A popular media group accounts for half of English media circulation and gets half of advertisements.They resort to all kinds of market manipulation like price cuts in south and Punjab and Haryana ‘markets’. In the Hindi belt, two Hindi media houses are trying to bring editions from every district. Dailies with local flavour are being eliminated. In many places, a dominant daily is in a position to suppress a story or play up another — of course for a price. A big corporate group has acquired domineering stake in some TV companies.

All this hampers free flow of news and diversity. The most effective antidote to the media monopoly and information imperialism is to strengthen the sections of the media that defy doctoring of news for profits and political favour.

Developmental journalism is clearly waning, sparing a few exceptions. Political journalism seems more about lobbying and power brokering now. How did this happen?

Let us admit it. Capitalist mores have triumphed over liberal values like free flow of information. The very concept of developmental journalism is dead and very few practice it. Political parties have changed and so political journalism. Earlier, we could tap multiple sources like a general secretary or treasurer of a political party for news. Most of them freely talked. Some issued statements. Now the only source is the heavily tutored spokespersons. End of internal democracy and demise of ideology in political parties has changed the very scope of political reporting.

At another level, the very metrics of political analysis has undergone change. While covering elections, we used to analysis socio-economic aspects of the constituency. Now all that you need is some caste statistics and relate it to the candidates and parties they represent. Considering such constraints, today’s political journalists are doing fairly well.

Can you share with us your advice to the new generation of journalists on a few points they must keep in mind while pursuing this profession?

I am sorry to say that journalist as an independent entity is a thing of past.

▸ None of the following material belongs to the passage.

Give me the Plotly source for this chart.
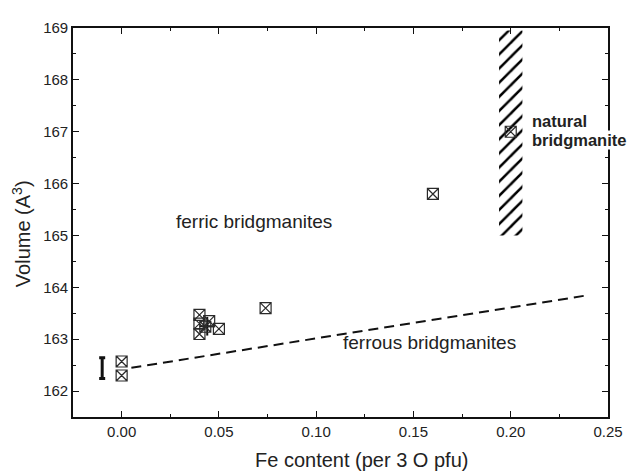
import plotly.graph_objects as go

# Data
fe_content = [0.0, 0.0, 0.040, 0.040, 0.040, 0.045, 0.050, 0.043, 0.074, 0.16, 0.20]
volume = [162.57, 162.30, 163.47, 163.30, 163.10, 163.35, 163.20, 163.24, 163.60, 165.80, 167.00]

err_pt_x = [0.044]
err_pt_y = [163.25]
err_pt_ex = [0.004]
err_pt_ey = [0.18]

ref_bar_x = [-0.01]
ref_bar_y = [162.44]
ref_bar_err = [0.20]

dash_x = [0.005, 0.24]
dash_y = [162.45, 163.85]

natural_x = [0.194, 0.206, 0.206, 0.194, 0.194]
natural_y = [165.0, 165.0, 168.95, 168.95, 165.0]

x_ticks = [0.00, 0.05, 0.10, 0.15, 0.20, 0.25]
y_ticks = [162, 163, 164, 165, 166, 167, 168, 169]

FONT = "Liberation Sans, Arial, sans-serif"
INK = "#111111"
TXT = "#222222"

fig = go.Figure()

# Hatched natural bridgmanite range
fig.add_trace(go.Scatter(
    x=natural_x, y=natural_y, mode="lines", fill="toself",
    line=dict(width=0, color="rgba(0,0,0,0)"),
    fillcolor="rgba(0,0,0,0)",
    fillpattern=dict(shape="/", fgcolor="#000000", fgopacity=1,
                     bgcolor="rgba(255,255,255,0)", size=10, solidity=0.25),
    hoverinfo="skip", showlegend=False))

# Dashed ferrous/ferric boundary
fig.add_trace(go.Scatter(
    x=dash_x, y=dash_y, mode="lines",
    line=dict(color=INK, width=2, dash="10px,6px"),
    showlegend=False))

# Error bars on one cluster point
fig.add_trace(go.Scatter(
    x=err_pt_x, y=err_pt_y, mode="markers",
    marker=dict(size=1, color=INK),
    error_x=dict(type="data", array=err_pt_ex, color=INK, thickness=2, width=0),
    error_y=dict(type="data", array=err_pt_ey, color=INK, thickness=2, width=0),
    showlegend=False))

# Reference error bar
fig.add_trace(go.Scatter(
    x=ref_bar_x, y=ref_bar_y, mode="markers",
    marker=dict(size=1, color="rgba(0,0,0,0)"),
    error_y=dict(type="data", array=ref_bar_err, color=INK, thickness=3, width=3),
    showlegend=False))

# Data points
fig.add_trace(go.Scatter(
    x=fe_content, y=volume, mode="markers",
    marker=dict(symbol="square-x-open", size=11, color="#2a2a2a",
                line=dict(width=1.2, color="#2a2a2a")),
    showlegend=False))

axis_common = dict(
    showline=True, linecolor=INK, linewidth=1.6, mirror="allticks",
    ticks="inside", ticklen=6, tickwidth=1.4, tickcolor=INK,
    showgrid=False, zeroline=False,
    tickfont=dict(family=FONT, size=15, color=TXT),
)

fig.update_layout(
    width=630, height=464,
    margin=dict(l=65, r=30, t=11, b=55),
    paper_bgcolor="white", plot_bgcolor="white",
    font=dict(family=FONT, color=TXT),
    xaxis=dict(
        range=[-0.025, 0.25], tickvals=x_ticks, tickformat=".2f",
        minor=dict(dtick=0.025, tick0=0, ticks="inside", ticklen=3, tickwidth=1.2, tickcolor=INK),
        **axis_common),
    yaxis=dict(
        range=[161.5, 169.0], tickvals=y_ticks,
        minor=dict(dtick=0.5, tick0=161.5, ticks="inside", ticklen=3, tickwidth=1.2, tickcolor=INK),
        **axis_common),
    annotations=[
        dict(x=0.54, y=0, xref="paper", yref="paper", yanchor="middle", yshift=-43,
             text="Fe content (per 3 O pfu)", showarrow=False,
             font=dict(family=FONT, size=20, color=TXT)),
        dict(x=0, y=0.47, xref="paper", yref="paper", xanchor="center", xshift=-52,
             text="Volume (A<sup>3</sup>)", textangle=-90, showarrow=False,
             font=dict(family=FONT, size=20, color=TXT)),
        dict(x=0.068, y=165.27, xref="x", yref="y", text="ferric bridgmanites",
             showarrow=False, font=dict(family=FONT, size=19, color=TXT)),
        dict(x=0.158, y=162.94, xref="x", yref="y", text="ferrous bridgmanites",
             showarrow=False, font=dict(family=FONT, size=19, color=TXT)),
        dict(x=0.2105, y=167.21, xref="x", yref="y", xanchor="left",
             text="<b>natural</b>", align="left",
             showarrow=False, bgcolor="white", borderpad=0,
             font=dict(family=FONT, size=16.5, color=TXT)),
        dict(x=0.2105, y=166.84, xref="x", yref="y", xanchor="left",
             text="<b>bridgmanite</b>", align="left",
             showarrow=False, bgcolor="white", borderpad=0,
             font=dict(family=FONT, size=16.5, color=TXT)),
    ],
)

fig.write_html("out.html")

In the bygone era we had some amount of freedom within the general policy framework of the newspaper. Now in most media establishments content is tightly controlled on an item-by-item basis. Journalists are being made to act as what veteran editor Jay Dubashi had called ‘clerical coolis’.

When the editors have to function as the fixers of the owners, one can imagine the plight of the middle level journalists. Earlier, media’s function was to ‘inform and educate’. Now it is ‘inform and entertain’. News is what sells and newspaper a consumer product. Often you as journalist is told to promote a product of the firm in which the media house has financial stakes. Some media houses are resisting the compulsions. But how long can they? So any advice to the new generation journalists on ethics makes no sense.